## Aim
Write out the listing below exactly, and omit any images you find in it.

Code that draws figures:
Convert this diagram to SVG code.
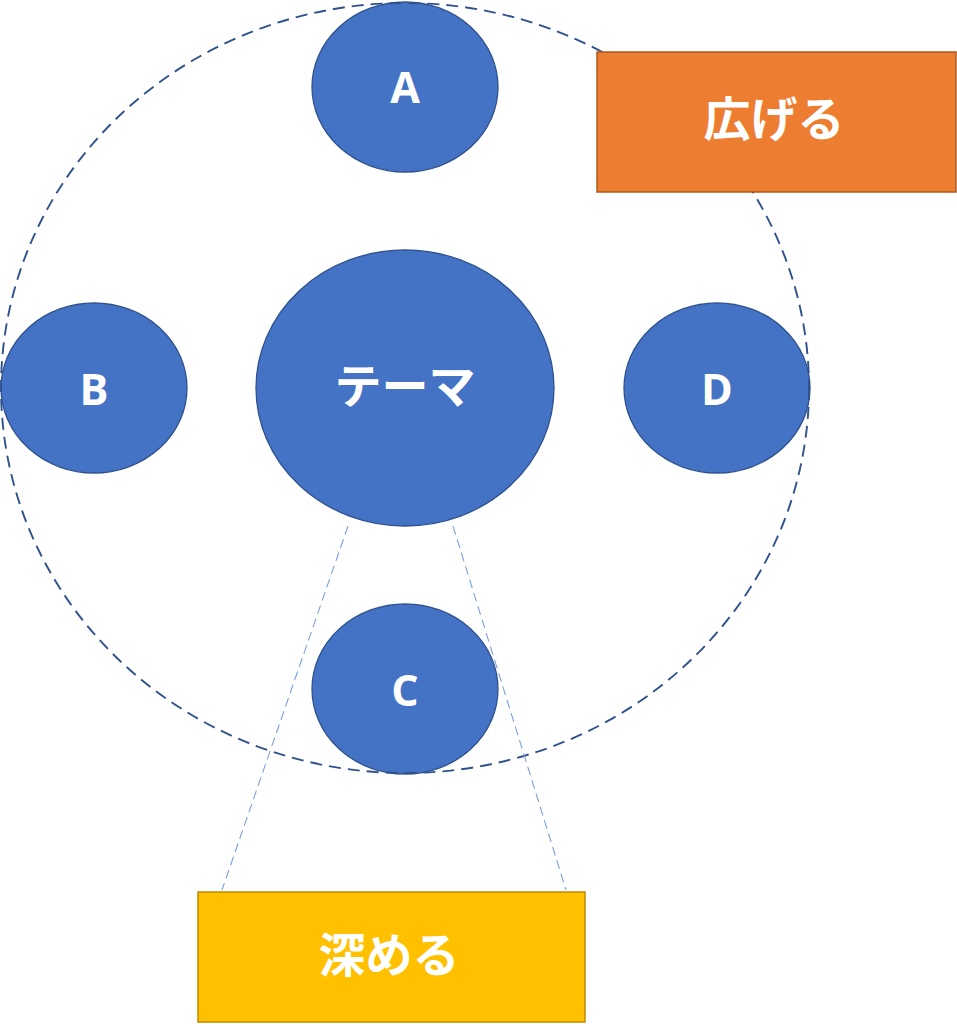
<svg xmlns="http://www.w3.org/2000/svg" width="957" height="1024" viewBox="0 0 957 1024">
<style>
.node{fill:#4472C4;stroke:#2F528F;stroke-width:1.3}
.lbl{fill:#FFFFFF;font-family:"Open Sans","Liberation Sans",sans-serif;font-weight:bold;font-size:43px;text-anchor:middle}
.jp{fill:#FFFFFF;font-family:"Noto Sans CJK JP",sans-serif;font-weight:bold;font-size:47px;text-anchor:middle}
.guide{fill:none;stroke:#2F528F;stroke-width:1.9;stroke-dasharray:12 7}
.conn{stroke:#7C9FDD;stroke-width:1.1;stroke-dasharray:9 5;fill:none}
</style>
<rect x="0" y="0" width="957" height="1024" fill="#FFFFFF"/>
<g id="theme">
<ellipse class="node" cx="405" cy="388" rx="149" ry="138"/>
<text class="jp" x="405" y="403">テーマ</text>
</g>
<g id="nodeA">
<ellipse class="node" cx="405" cy="87" rx="93" ry="85"/>
<text class="lbl" x="405" y="103">A</text>
</g>
<g id="nodeB">
<ellipse class="node" cx="94" cy="388" rx="93" ry="85"/>
<text class="lbl" x="94" y="405">B</text>
</g>
<g id="nodeC">
<ellipse class="node" cx="405" cy="689" rx="93" ry="85"/>
<text class="lbl" x="405" y="706">C</text>
</g>
<g id="nodeD">
<ellipse class="node" cx="717" cy="388" rx="93" ry="85"/>
<text class="lbl" x="717" y="405">D</text>
</g>
<g id="scope">
<ellipse class="guide" cx="405" cy="388" rx="404" ry="385"/>
</g>
<g id="connectors">
<line class="conn" x1="348" y1="526" x2="222" y2="890"/>
<line class="conn" x1="453" y1="526" x2="566" y2="890"/>
</g>
<g id="widen">
<rect x="597" y="52" width="359" height="140" fill="#ED7D31" stroke="#AE5A21" stroke-width="1.5"/>
<text class="jp" x="774" y="136">広げる</text>
</g>
<g id="deepen">
<rect x="198" y="892" width="387" height="130" fill="#FFC000" stroke="#BC8C00" stroke-width="1.5"/>
<text class="jp" x="389" y="972">深める</text>
</g>
</svg>
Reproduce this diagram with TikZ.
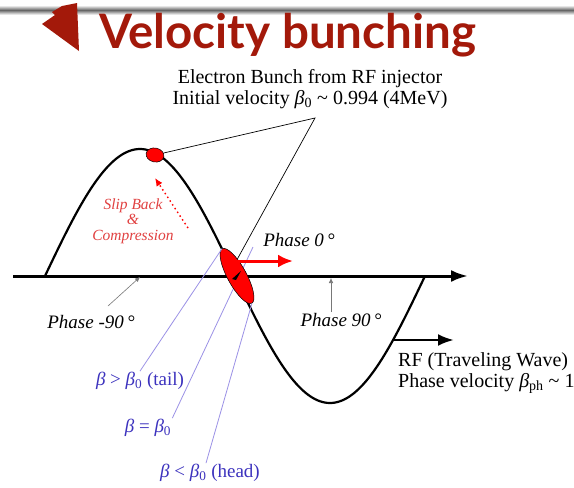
\documentclass[tikz,border=0pt]{standalone}
\usepackage{fontspec}
\setmainfont{Liberation Serif}
\newfontfamily\titlefont{Lato}
\usetikzlibrary{arrows.meta,shapes.geometric}
\definecolor{titlered}{RGB}{163,25,10}
\definecolor{slipred}{RGB}{225,65,65}
\definecolor{labblue}{RGB}{60,50,190}
\definecolor{lavender}{RGB}{155,145,230}
\definecolor{leadgray}{RGB}{120,120,120}
\tikzset{
  txt/.style={font=\fontsize{20}{21}\selectfont, inner sep=1pt},
  phaselab/.style={font=\fontsize{19}{21}\selectfont\itshape, inner sep=1pt},
  bluelab/.style={font=\fontsize{19}{21}\selectfont, text=labblue, inner sep=1pt},
  lav/.style={draw=lavender, line width=0.8pt},
  thinblack/.style={draw=black, line width=0.7pt},
  leader/.style={draw=leadgray, line width=0.6pt, -{Latex[length=5pt,width=4.5pt]}},
  bunchstyle/.style={ellipse, draw=black, line width=0.5pt, fill=red, inner sep=0pt},
}
\begin{document}
\begin{tikzpicture}[x=1pt,y=-1pt]
\useasboundingbox (0,0) rectangle (574,488);
\fill[white] (0,0) rectangle (574,488);
% header bar
\shade[top color=gray!20, bottom color=gray!20, middle color=gray!80!black] (0,6) rectangle (574,14);
\fill[titlered] (42,24) -- (55,15) -- (52,12) -- (62,6) -- (77,3) -- (79,51) -- cycle;
\node[anchor=base west, inner sep=0pt, text=titlered, font=\titlefont\bfseries\fontsize{47.5}{50}\selectfont] (title) at (99,48) {Velocity bunching};

% axis
\coordinate (axl) at (13,276);
\coordinate (axr) at (468,276);
\draw[line width=3pt, -{Latex[length=17pt,width=12pt]}] (axl) -- (axr);

% wave
\draw[line width=2.2pt, line join=round] plot[domain=45:425, samples=160] (\x, {276-127*sin(0.9473684*(\x-45))});

% RF arrow
\coordinate (rfs) at (393,340);
\coordinate (rfe) at (454,340);
\draw[line width=2.8pt, -{Latex[length=16pt,width=12pt]}] (rfs) -- (rfe);

% labels
\node[txt, align=center] (inj) at (310,89) {Electron Bunch from RF injector\\Initial velocity \textit{β}\textsubscript{0} \textasciitilde{} 0.994 (4MeV)};
\node[txt, align=left, anchor=west] (rf) at (397,373) {RF (Traveling Wave)\\Phase velocity \textit{β}\textsubscript{ph} \textasciitilde{} 1};

\node[phaselab] (pm90) at (91,322) {Phase -90\,°};
\node[phaselab] (p90) at (341,320) {Phase 90\,°};
\node[phaselab] (p0) at (299,240) {Phase 0\,°};

\node[bluelab] (tail) at (140,381) {\textit{β} > \textit{β}\textsubscript{0} (tail)};
\node[bluelab] (eq) at (148,428) {\textit{β} = \textit{β}\textsubscript{0}};
\node[bluelab] (head) at (210,473) {\textit{β} < \textit{β}\textsubscript{0} (head)};

\node[font=\fontsize{15.5}{15.5}\selectfont\itshape, text=slipred, align=center, inner sep=0pt] (slip) at (133,221) {Slip Back\\\&\\Compression};

% leaders to axis ticks
\coordinate (tm90) at (140,277);
\coordinate (t90) at (331,278);
\coordinate (lm90s) at (108,306);
\draw[leader] (lm90s) -- (tm90);
\draw[leader] (p90.north -| t90) -- (t90);

% lavender leaders (under bunch)
\coordinate (l2e) at (253,247);
\draw[lav] (eq.north east) -- (l2e);

% bunches
\node[bunchstyle, minimum width=62pt, minimum height=19pt, rotate=-61.5] (bunch) at (237,276) {};
\node[bunchstyle, minimum width=18pt, minimum height=14pt, rotate=-12] (small) at (155,155) {};

\fill (232,279) -- (241,271) -- (236,280) -- cycle;

\draw[lav] (tail.north) -- (bunch.west);
\draw[lav] (head.north) ++(-4,0) coordinate (hn) -- (bunch.east);

% top vertex lines
\coordinate (v) at (315,118);
\draw[thinblack] (small) -- (v) -- (bunch.150);

% red phase-0 arrow
\coordinate (r0s) at (236,261);
\coordinate (r0e) at (293,261);
\draw[red, line width=3pt, -{Latex[length=15pt,width=13pt]}] (r0s) -- (r0e);

% slip back dotted arrow
\coordinate (ds) at (188,228);
\coordinate (de) at (155,178);
\draw[red, line width=1.4pt, dash pattern=on 1.5pt off 3pt, -{Latex[length=8pt,width=7pt]}] (ds) -- (de);
\end{tikzpicture}
\end{document}
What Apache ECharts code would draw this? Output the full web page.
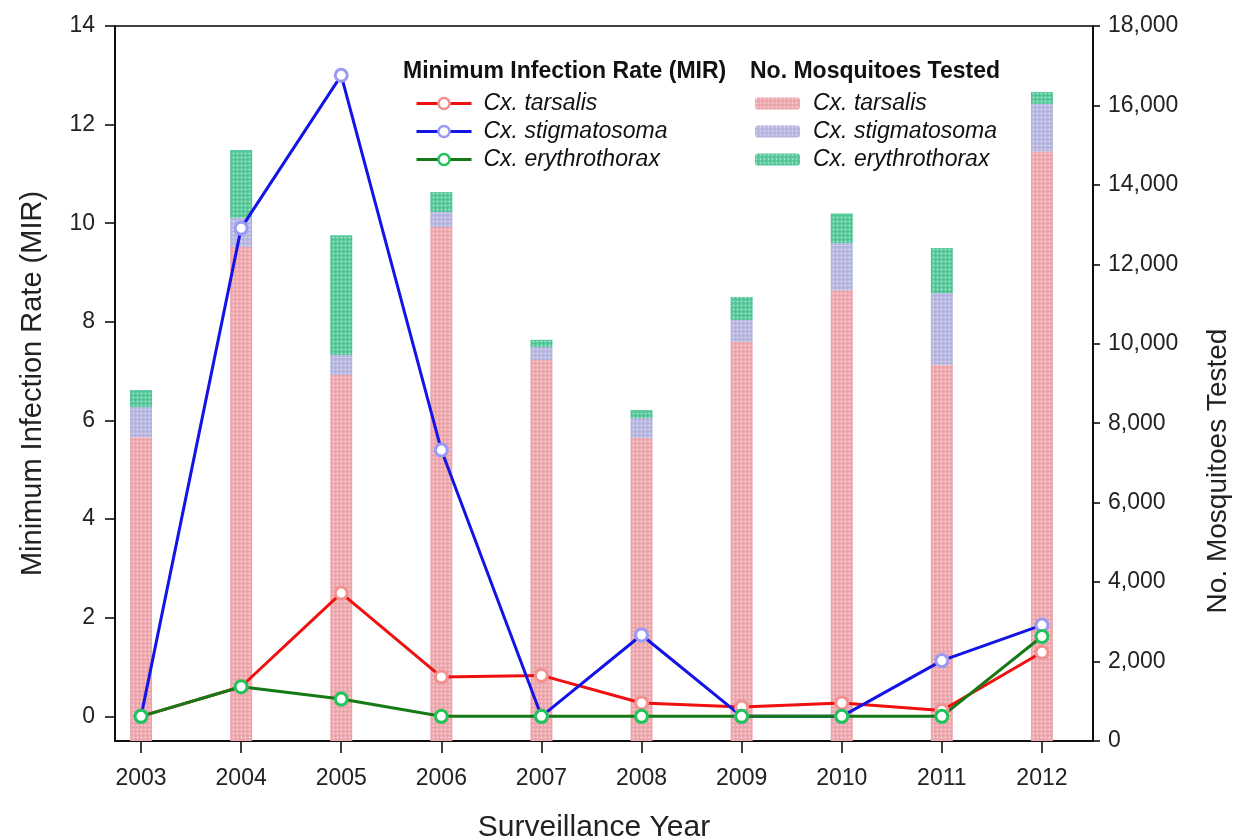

## Reply to the task
Convert this diagram to SVG code.
<svg xmlns="http://www.w3.org/2000/svg" width="957" height="1024" viewBox="0 0 957 1024">
<style>
.node{fill:#4472C4;stroke:#2F528F;stroke-width:1.3}
.lbl{fill:#FFFFFF;font-family:"Open Sans","Liberation Sans",sans-serif;font-weight:bold;font-size:43px;text-anchor:middle}
.jp{fill:#FFFFFF;font-family:"Noto Sans CJK JP",sans-serif;font-weight:bold;font-size:47px;text-anchor:middle}
.guide{fill:none;stroke:#2F528F;stroke-width:1.9;stroke-dasharray:12 7}
.conn{stroke:#7C9FDD;stroke-width:1.1;stroke-dasharray:9 5;fill:none}
</style>
<rect x="0" y="0" width="957" height="1024" fill="#FFFFFF"/>
<g id="theme">
<ellipse class="node" cx="405" cy="388" rx="149" ry="138"/>
<text class="jp" x="405" y="403">テーマ</text>
</g>
<g id="nodeA">
<ellipse class="node" cx="405" cy="87" rx="93" ry="85"/>
<text class="lbl" x="405" y="103">A</text>
</g>
<g id="nodeB">
<ellipse class="node" cx="94" cy="388" rx="93" ry="85"/>
<text class="lbl" x="94" y="405">B</text>
</g>
<g id="nodeC">
<ellipse class="node" cx="405" cy="689" rx="93" ry="85"/>
<text class="lbl" x="405" y="706">C</text>
</g>
<g id="nodeD">
<ellipse class="node" cx="717" cy="388" rx="93" ry="85"/>
<text class="lbl" x="717" y="405">D</text>
</g>
<g id="scope">
<ellipse class="guide" cx="405" cy="388" rx="404" ry="385"/>
</g>
<g id="connectors">
<line class="conn" x1="348" y1="526" x2="222" y2="890"/>
<line class="conn" x1="453" y1="526" x2="566" y2="890"/>
</g>
<g id="widen">
<rect x="597" y="52" width="359" height="140" fill="#ED7D31" stroke="#AE5A21" stroke-width="1.5"/>
<text class="jp" x="774" y="136">広げる</text>
</g>
<g id="deepen">
<rect x="198" y="892" width="387" height="130" fill="#FFC000" stroke="#BC8C00" stroke-width="1.5"/>
<text class="jp" x="389" y="972">深める</text>
</g>
</svg>
Reproduce this diagram with TikZ.
\documentclass[tikz,border=0pt]{standalone}
\usepackage{fontspec}
\setmainfont{Liberation Serif}
\newfontfamily\titlefont{Lato}
\usetikzlibrary{arrows.meta,shapes.geometric}
\definecolor{titlered}{RGB}{163,25,10}
\definecolor{slipred}{RGB}{225,65,65}
\definecolor{labblue}{RGB}{60,50,190}
\definecolor{lavender}{RGB}{155,145,230}
\definecolor{leadgray}{RGB}{120,120,120}
\tikzset{
  txt/.style={font=\fontsize{20}{21}\selectfont, inner sep=1pt},
  phaselab/.style={font=\fontsize{19}{21}\selectfont\itshape, inner sep=1pt},
  bluelab/.style={font=\fontsize{19}{21}\selectfont, text=labblue, inner sep=1pt},
  lav/.style={draw=lavender, line width=0.8pt},
  thinblack/.style={draw=black, line width=0.7pt},
  leader/.style={draw=leadgray, line width=0.6pt, -{Latex[length=5pt,width=4.5pt]}},
  bunchstyle/.style={ellipse, draw=black, line width=0.5pt, fill=red, inner sep=0pt},
}
\begin{document}
\begin{tikzpicture}[x=1pt,y=-1pt]
\useasboundingbox (0,0) rectangle (574,488);
\fill[white] (0,0) rectangle (574,488);
% header bar
\shade[top color=gray!20, bottom color=gray!20, middle color=gray!80!black] (0,6) rectangle (574,14);
\fill[titlered] (42,24) -- (55,15) -- (52,12) -- (62,6) -- (77,3) -- (79,51) -- cycle;
\node[anchor=base west, inner sep=0pt, text=titlered, font=\titlefont\bfseries\fontsize{47.5}{50}\selectfont] (title) at (99,48) {Velocity bunching};

% axis
\coordinate (axl) at (13,276);
\coordinate (axr) at (468,276);
\draw[line width=3pt, -{Latex[length=17pt,width=12pt]}] (axl) -- (axr);

% wave
\draw[line width=2.2pt, line join=round] plot[domain=45:425, samples=160] (\x, {276-127*sin(0.9473684*(\x-45))});

% RF arrow
\coordinate (rfs) at (393,340);
\coordinate (rfe) at (454,340);
\draw[line width=2.8pt, -{Latex[length=16pt,width=12pt]}] (rfs) -- (rfe);

% labels
\node[txt, align=center] (inj) at (310,89) {Electron Bunch from RF injector\\Initial velocity \textit{β}\textsubscript{0} \textasciitilde{} 0.994 (4MeV)};
\node[txt, align=left, anchor=west] (rf) at (397,373) {RF (Traveling Wave)\\Phase velocity \textit{β}\textsubscript{ph} \textasciitilde{} 1};

\node[phaselab] (pm90) at (91,322) {Phase -90\,°};
\node[phaselab] (p90) at (341,320) {Phase 90\,°};
\node[phaselab] (p0) at (299,240) {Phase 0\,°};

\node[bluelab] (tail) at (140,381) {\textit{β} > \textit{β}\textsubscript{0} (tail)};
\node[bluelab] (eq) at (148,428) {\textit{β} = \textit{β}\textsubscript{0}};
\node[bluelab] (head) at (210,473) {\textit{β} < \textit{β}\textsubscript{0} (head)};

\node[font=\fontsize{15.5}{15.5}\selectfont\itshape, text=slipred, align=center, inner sep=0pt] (slip) at (133,221) {Slip Back\\\&\\Compression};

% leaders to axis ticks
\coordinate (tm90) at (140,277);
\coordinate (t90) at (331,278);
\coordinate (lm90s) at (108,306);
\draw[leader] (lm90s) -- (tm90);
\draw[leader] (p90.north -| t90) -- (t90);

% lavender leaders (under bunch)
\coordinate (l2e) at (253,247);
\draw[lav] (eq.north east) -- (l2e);

% bunches
\node[bunchstyle, minimum width=62pt, minimum height=19pt, rotate=-61.5] (bunch) at (237,276) {};
\node[bunchstyle, minimum width=18pt, minimum height=14pt, rotate=-12] (small) at (155,155) {};

\fill (232,279) -- (241,271) -- (236,280) -- cycle;

\draw[lav] (tail.north) -- (bunch.west);
\draw[lav] (head.north) ++(-4,0) coordinate (hn) -- (bunch.east);

% top vertex lines
\coordinate (v) at (315,118);
\draw[thinblack] (small) -- (v) -- (bunch.150);

% red phase-0 arrow
\coordinate (r0s) at (236,261);
\coordinate (r0e) at (293,261);
\draw[red, line width=3pt, -{Latex[length=15pt,width=13pt]}] (r0s) -- (r0e);

% slip back dotted arrow
\coordinate (ds) at (188,228);
\coordinate (de) at (155,178);
\draw[red, line width=1.4pt, dash pattern=on 1.5pt off 3pt, -{Latex[length=8pt,width=7pt]}] (ds) -- (de);
\end{tikzpicture}
\end{document}
What Apache ECharts code would draw this? Output the full web page.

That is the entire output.